Retype exactly the lines from the first one through the line with "be = np.round(np.linspace(538.0, 526.0, 121), 1)", including both ends; skip any pictures.

Available data –

:::

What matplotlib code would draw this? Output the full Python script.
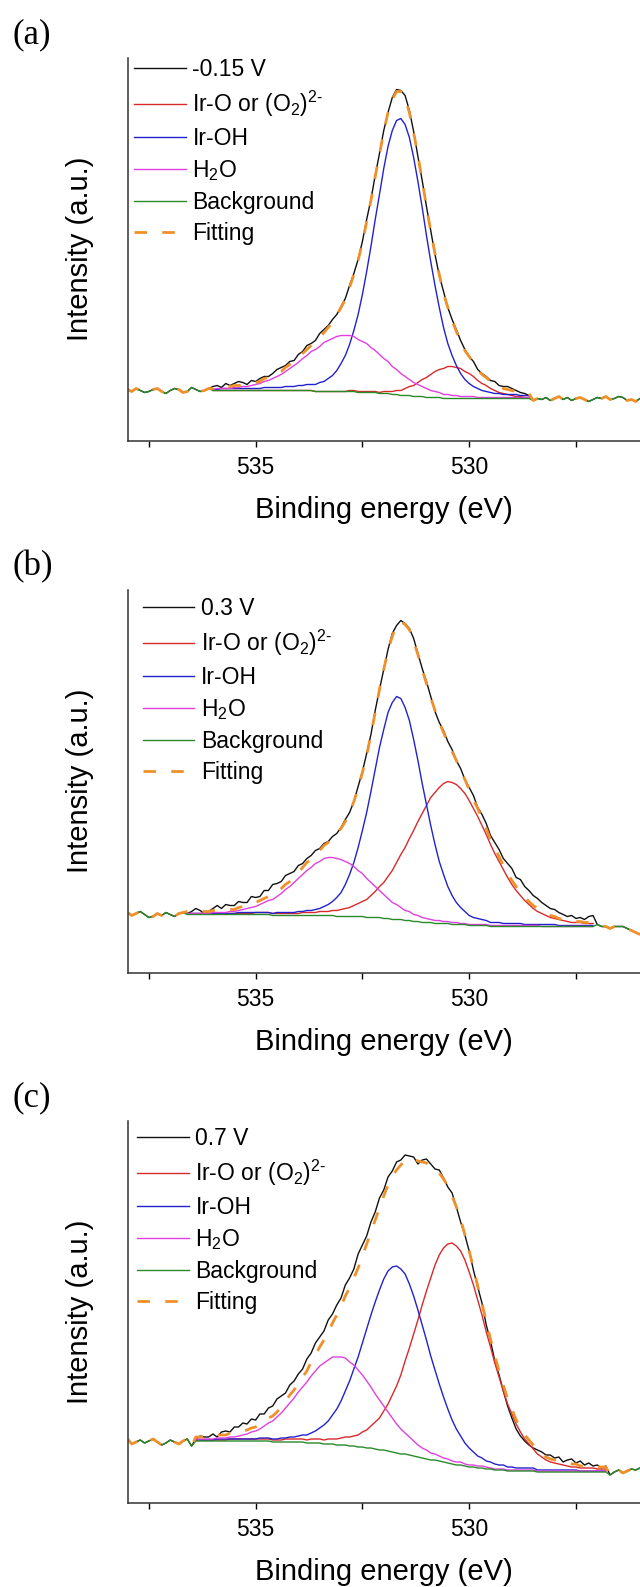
import numpy as np
import matplotlib.pyplot as plt

# binding energy axis of the spectra (eV)
be = np.round(np.linspace(538.0, 526.0, 121), 1)

# measured O 1s spectra (a.u.)
raw_a = [51, 49, 52, 50, 48, 49, 51, 52, 49, 47,
         50, 52, 51, 48, 49, 53, 51, 49, 50, 52,
         54, 55, 53, 57, 55, 57, 59, 58, 56, 60,
         59, 62, 64, 64, 67, 71, 73, 75, 79, 80,
         86, 89, 95, 97, 100, 107, 111, 115, 121, 126,
         134, 142, 155, 167, 181, 199, 221, 241, 265, 287,
         310, 328, 343, 351, 350, 345, 330, 309, 284, 260,
         234, 210, 186, 165, 149, 133, 121, 111, 100, 91,
         84, 79, 71, 67, 64, 60, 59, 55, 54, 54,
         52, 50, 48, 47, 45, 40, 42, 41, 43, 40,
         42, 44, 41, 43, 40, 42, 43, 41, 39, 41,
         43, 42, 44, 41, 42, 44, 43, 40, 41, 39,
         42]
raw_b = [60, 57, 59, 61, 58, 55, 56, 59, 57, 60,
         58, 56, 59, 60, 59, 61, 64, 62, 59, 61,
         64, 67, 64, 68, 67, 67, 71, 70, 70, 76,
         75, 76, 82, 82, 88, 89, 91, 97, 99, 101,
         107, 109, 114, 117, 122, 124, 129, 131, 136, 139,
         145, 153, 160, 171, 186, 201, 219, 238, 262, 283,
         303, 323, 339, 347, 352, 349, 344, 334, 319, 304,
         291, 276, 261, 250, 242, 231, 223, 212, 204, 193,
         185, 177, 165, 158, 149, 137, 130, 123, 114, 109,
         104, 95, 93, 86, 82, 77, 74, 70, 67, 64,
         63, 60, 58, 56, 57, 54, 55, 53, 56, 57,
         48, 46, 46, 44, 46, 46, 46, 44, 42, 40,
         38]
raw_c = [64, 59, 61, 63, 60, 62, 64, 61, 58, 60,
         63, 61, 59, 62, 64, 57, 64, 67, 66, 66,
         69, 66, 71, 72, 71, 76, 76, 80, 79, 84,
         83, 89, 89, 95, 97, 104, 107, 110, 118, 122,
         129, 134, 144, 150, 160, 166, 172, 183, 189, 198,
         205, 218, 225, 234, 249, 258, 267, 281, 291, 305,
         313, 326, 332, 341, 343, 348, 347, 346, 339, 343,
         344, 339, 334, 333, 325, 316, 310, 296, 281, 268,
         252, 233, 216, 200, 178, 162, 142, 128, 112, 97,
         85, 74, 67, 62, 58, 55, 53, 51, 48, 48,
         45, 46, 41, 43, 44, 40, 42, 38, 40, 37,
         38, 35, 37, 28, 31, 33, 30, 32, 34, 33,
         35]

# fit windows (eV); background and peaks are given on these windows
win_a = (536.0, 528.6)
win_b = (536.6, 527.1)
win_c = (536.4, 526.8)

# (a) -0.15 V : Shirley background and peak components above it
bg_a = [50, 50, 50, 50, 50, 50, 50, 50, 50, 50,
        50, 50, 50, 50, 50, 50, 50, 50, 50, 50,
        50, 50, 50, 50, 49, 49, 49, 49, 49, 49,
        49, 49, 49, 49, 48, 48, 48, 48, 48, 47,
        47, 47, 46, 46, 45, 45, 45, 44, 44, 44,
        43, 43, 43, 43, 42, 42, 42, 42, 42, 42,
        42, 42, 42, 42, 42, 42, 42, 42, 42, 42,
        42, 42, 42, 42, 42]
iro_a = [0, 0, 0, 0, 0, 0, 0, 0, 0, 0,
         0, 0, 0, 0, 0, 0, 0, 0, 0, 0,
         0, 0, 0, 0, 0, 0, 0, 0, 0, 0,
         0, 0, 1, 1, 1, 1, 1, 1, 1, 1,
         2, 2, 3, 4, 5, 7, 9, 11, 14, 17,
         20, 23, 26, 28, 30, 32, 32, 31, 30, 27,
         25, 22, 18, 15, 13, 10, 8, 6, 5, 4,
         3, 2, 2, 1, 1]
iroh_a = [1, 1, 2, 2, 2, 2, 2, 2, 2, 2,
          2, 2, 3, 3, 3, 3, 3, 4, 4, 4,
          5, 5, 6, 6, 7, 9, 10, 13, 16, 21,
          28, 36, 47, 61, 78, 98, 121, 146, 173, 199,
          225, 247, 264, 274, 277, 271, 258, 239, 215, 189,
          162, 136, 112, 90, 71, 55, 43, 33, 25, 19,
          15, 12, 10, 8, 7, 6, 5, 5, 4, 4,
          4, 4, 3, 3, 3]
h2o_a = [1, 2, 2, 2, 2, 3, 3, 4, 4, 5,
         6, 7, 9, 10, 12, 14, 16, 19, 22, 25,
         28, 32, 35, 39, 42, 45, 49, 51, 53, 55,
         56, 56, 56, 55, 53, 51, 49, 45, 42, 39,
         35, 32, 28, 25, 22, 19, 16, 14, 12, 10,
         9, 7, 6, 5, 4, 4, 3, 3, 2, 2,
         2, 2, 1, 1, 1, 1, 1, 1, 1, 1,
         1, 1, 1, 1, 1]

# (b) 0.3 V
bg_b = [58, 58, 58, 58, 58, 58, 58, 58, 58, 58,
        58, 58, 58, 58, 58, 58, 58, 58, 58, 58,
        57, 57, 57, 57, 57, 57, 57, 57, 57, 57,
        57, 57, 57, 57, 57, 56, 56, 56, 56, 56,
        56, 56, 55, 55, 55, 55, 54, 54, 53, 53,
        53, 52, 52, 51, 51, 50, 50, 50, 49, 49,
        49, 49, 48, 48, 48, 48, 47, 47, 47, 47,
        47, 46, 46, 46, 46, 46, 46, 46, 46, 46,
        46, 46, 46, 46, 46, 46, 46, 46, 46, 46,
        46, 46, 46, 46, 46, 46]
iro_b = [1, 1, 1, 1, 1, 1, 1, 1, 1, 1,
         1, 1, 1, 1, 1, 1, 2, 2, 2, 2,
         2, 2, 2, 2, 2, 2, 2, 3, 3, 3,
         3, 4, 4, 4, 5, 6, 7, 8, 9, 11,
         13, 15, 18, 22, 26, 31, 36, 42, 49, 57,
         65, 73, 82, 91, 100, 109, 117, 125, 131, 136,
         140, 142, 142, 140, 136, 131, 125, 117, 109, 100,
         91, 82, 73, 65, 57, 49, 42, 36, 31, 26,
         22, 18, 15, 13, 11, 9, 8, 7, 6, 5,
         4, 4, 4, 3, 3, 3]
iroh_b = [1, 1, 1, 1, 1, 1, 1, 1, 1, 1,
          1, 1, 2, 2, 2, 2, 2, 2, 2, 2,
          2, 3, 3, 3, 3, 3, 4, 4, 5, 5,
          6, 7, 9, 11, 14, 19, 24, 32, 42, 54,
          69, 86, 105, 126, 148, 170, 189, 206, 217, 223,
          221, 213, 200, 182, 161, 139, 118, 97, 79, 62,
          49, 37, 29, 22, 17, 13, 10, 8, 7, 6,
          5, 4, 4, 4, 3, 3, 3, 3, 3, 2,
          2, 2, 2, 2, 2, 2, 2, 1, 1, 1,
          1, 1, 1, 1, 1, 1]
h2o_b = [1, 1, 1, 1, 1, 1, 2, 2, 2, 2,
         3, 3, 4, 5, 6, 7, 8, 10, 12, 14,
         16, 19, 22, 26, 29, 33, 37, 41, 45, 48,
         52, 54, 57, 58, 58, 58, 57, 55, 53, 50,
         46, 43, 39, 35, 31, 27, 24, 20, 17, 15,
         12, 10, 9, 7, 6, 5, 4, 3, 3, 3,
         2, 2, 2, 2, 1, 1, 1, 1, 1, 1,
         1, 1, 1, 1, 1, 1, 1, 1, 1, 1,
         1, 1, 1, 0, 0, 0, 0, 0, 0, 0,
         0, 0, 0, 0, 0, 0]

# (c) 0.7 V
bg_c = [62, 62, 62, 62, 62, 62, 62, 62, 62, 62,
        62, 62, 62, 62, 62, 62, 62, 62, 61, 61,
        61, 61, 61, 61, 61, 61, 60, 60, 60, 60,
        59, 59, 59, 58, 58, 58, 57, 57, 56, 56,
        55, 55, 54, 53, 53, 52, 51, 50, 49, 49,
        48, 47, 46, 45, 44, 43, 43, 42, 41, 40,
        39, 38, 38, 37, 36, 36, 35, 35, 34, 34,
        33, 33, 33, 32, 32, 32, 32, 32, 32, 32,
        31, 31, 31, 31, 31, 31, 31, 31, 31, 31,
        31, 31, 31, 31, 31, 31, 31]
iro_c = [1, 1, 1, 1, 1, 1, 1, 1, 2, 2,
         2, 2, 2, 2, 2, 2, 2, 2, 2, 2,
         2, 3, 3, 3, 3, 3, 3, 4, 4, 4,
         4, 5, 5, 6, 7, 8, 9, 10, 12, 15,
         18, 22, 27, 32, 39, 47, 57, 67, 79, 93,
         107, 122, 137, 153, 168, 182, 195, 206, 214, 219,
         221, 219, 214, 206, 195, 182, 168, 153, 137, 122,
         107, 93, 79, 67, 57, 47, 39, 32, 27, 22,
         18, 15, 12, 10, 9, 8, 7, 6, 5, 5,
         4, 4, 4, 4, 3, 3, 3]
iroh_c = [1, 1, 1, 1, 1, 2, 2, 2, 2, 2,
          2, 2, 2, 2, 2, 3, 3, 3, 3, 3,
          4, 4, 5, 5, 6, 7, 8, 10, 12, 15,
          19, 23, 29, 36, 44, 54, 65, 77, 90, 104,
          119, 133, 147, 160, 171, 180, 185, 187, 185, 180,
          171, 160, 147, 133, 119, 104, 90, 77, 65, 54,
          44, 36, 29, 23, 19, 15, 12, 10, 8, 7,
          6, 5, 5, 4, 4, 3, 3, 3, 3, 3,
          2, 2, 2, 2, 2, 2, 2, 2, 2, 2,
          1, 1, 1, 1, 1, 1, 1]
h2o_c = [2, 2, 2, 2, 2, 3, 3, 3, 4, 4,
         5, 6, 7, 9, 10, 12, 15, 18, 21, 25,
         29, 34, 39, 44, 50, 55, 61, 67, 72, 77,
         81, 84, 87, 88, 88, 87, 84, 81, 77, 72,
         67, 61, 55, 50, 44, 39, 34, 29, 25, 21,
         18, 15, 12, 10, 9, 7, 6, 5, 4, 4,
         3, 3, 3, 2, 2, 2, 2, 2, 2, 1,
         1, 1, 1, 1, 1, 1, 1, 1, 1, 1,
         1, 1, 1, 1, 1, 1, 1, 1, 1, 1,
         1, 1, 1, 1, 1, 1, 1]

potentials = ['-0.15 V', '0.3 V', '0.7 V']
panel_labels = ['(a)', '(b)', '(c)']
tick_pos = [537.5, 535, 532.5, 530, 527.5]
tick_txt = ['', '535', '', '530', '']

panels = [
    (raw_a, win_a, bg_a, iro_a, iroh_a, h2o_a),
    (raw_b, win_b, bg_b, iro_b, iroh_b, h2o_b),
    (raw_c, win_c, bg_c, iro_c, iroh_c, h2o_c),
]

plt.rcParams['font.family'] = ['Liberation Sans', 'DejaVu Sans']
plt.rcParams['mathtext.fontset'] = 'custom'
plt.rcParams['mathtext.rm'] = 'Liberation Sans'
plt.rcParams['mathtext.it'] = 'Liberation Sans:italic'

fig = plt.figure(figsize=(6.4, 15.87), dpi=100)

# layout in pixels of the 640 x 1587 figure
tops = [58, 590, 1120.5]
leg_x = [0.0127, 0.030, 0.0185]
leg_y = [1.0, 0.981, 0.983]

for k, (raw, win, bg, iro, iroh, h2o) in enumerate(panels):
    raw = np.array(raw, float)
    bg = np.array(bg, float)
    i0 = int(np.argmin(abs(be - win[0])))
    i1 = int(np.argmin(abs(be - win[1])))
    xw = be[i0:i1 + 1]
    fit = bg + np.array(iro) + np.array(iroh) + np.array(h2o)

    ax = fig.add_axes([127.5 / 640, 1 - (tops[k] + 382.5) / 1587,
                       1 - 127.5 / 640, 382.5 / 1587])
    ax.plot(be, raw, color='#111111', lw=1.0, label=potentials[k])
    ax.plot(xw, bg + iro, color='#d82a2a', lw=1.0,
            label=r'Ir-O or (O$_2$)$^{2\text{-}}$')
    ax.plot(xw, bg + iroh, color='#2222cc', lw=1.0, label='Ir-OH')
    ax.plot(xw, bg + h2o, color='#e040e0', lw=1.0, label=r'H$_2$O')
    # outside the fit window background and fit follow the data
    bg_line = np.concatenate([raw[:i0], bg, raw[i1 + 1:]])
    fit_line = np.concatenate([raw[:i0], fit, raw[i1 + 1:]])
    ax.plot(be, bg_line, color='#2a8a2a', lw=1.0, label='Background')
    ax.plot(be, fit_line, color='#f0902a', lw=2.0, dashes=(4.5, 5.5), label='Fitting')

    ax.set_xlim(538, 526)
    ax.set_ylim(0, 382.5)
    ax.set_yticks([])
    ax.set_xticks(tick_pos, labels=tick_txt)
    ax.tick_params(axis='x', direction='out', length=4, width=1, pad=7, labelsize=16.5)
    for sp in ['top', 'right']:
        ax.spines[sp].set_visible(False)
    for sp in ['left', 'bottom']:
        ax.spines[sp].set_linewidth(1.1)
        ax.spines[sp].set_color('#333333')
    ax.set_xlabel('Binding energy (eV)', fontsize=21)
    ax.xaxis.set_label_coords(0.5, -0.144)
    ax.set_ylabel('Intensity (a.u.)', fontsize=21)
    ax.yaxis.set_label_coords(-0.0654, 0.5)
    ax.legend(loc='upper left', bbox_to_anchor=(leg_x[k], leg_y[k]), frameon=False,
              borderpad=0, borderaxespad=0, handlelength=2.25, handletextpad=0.3,
              labelspacing=0.345, fontsize=16.5)
    fig.text(12 / 640, 1 - (tops[k] - 23) / 1587, panel_labels[k],
             family='Liberation Serif', fontsize=25, va='center', ha='left')

plt.savefig('out.png', dpi=100)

:::

Exercise output –
What matplotlib code would draw this? Output the full Python script.
import numpy as np
import matplotlib.pyplot as plt

# binding energy axis of the spectra (eV)
be = np.round(np.linspace(538.0, 526.0, 121), 1)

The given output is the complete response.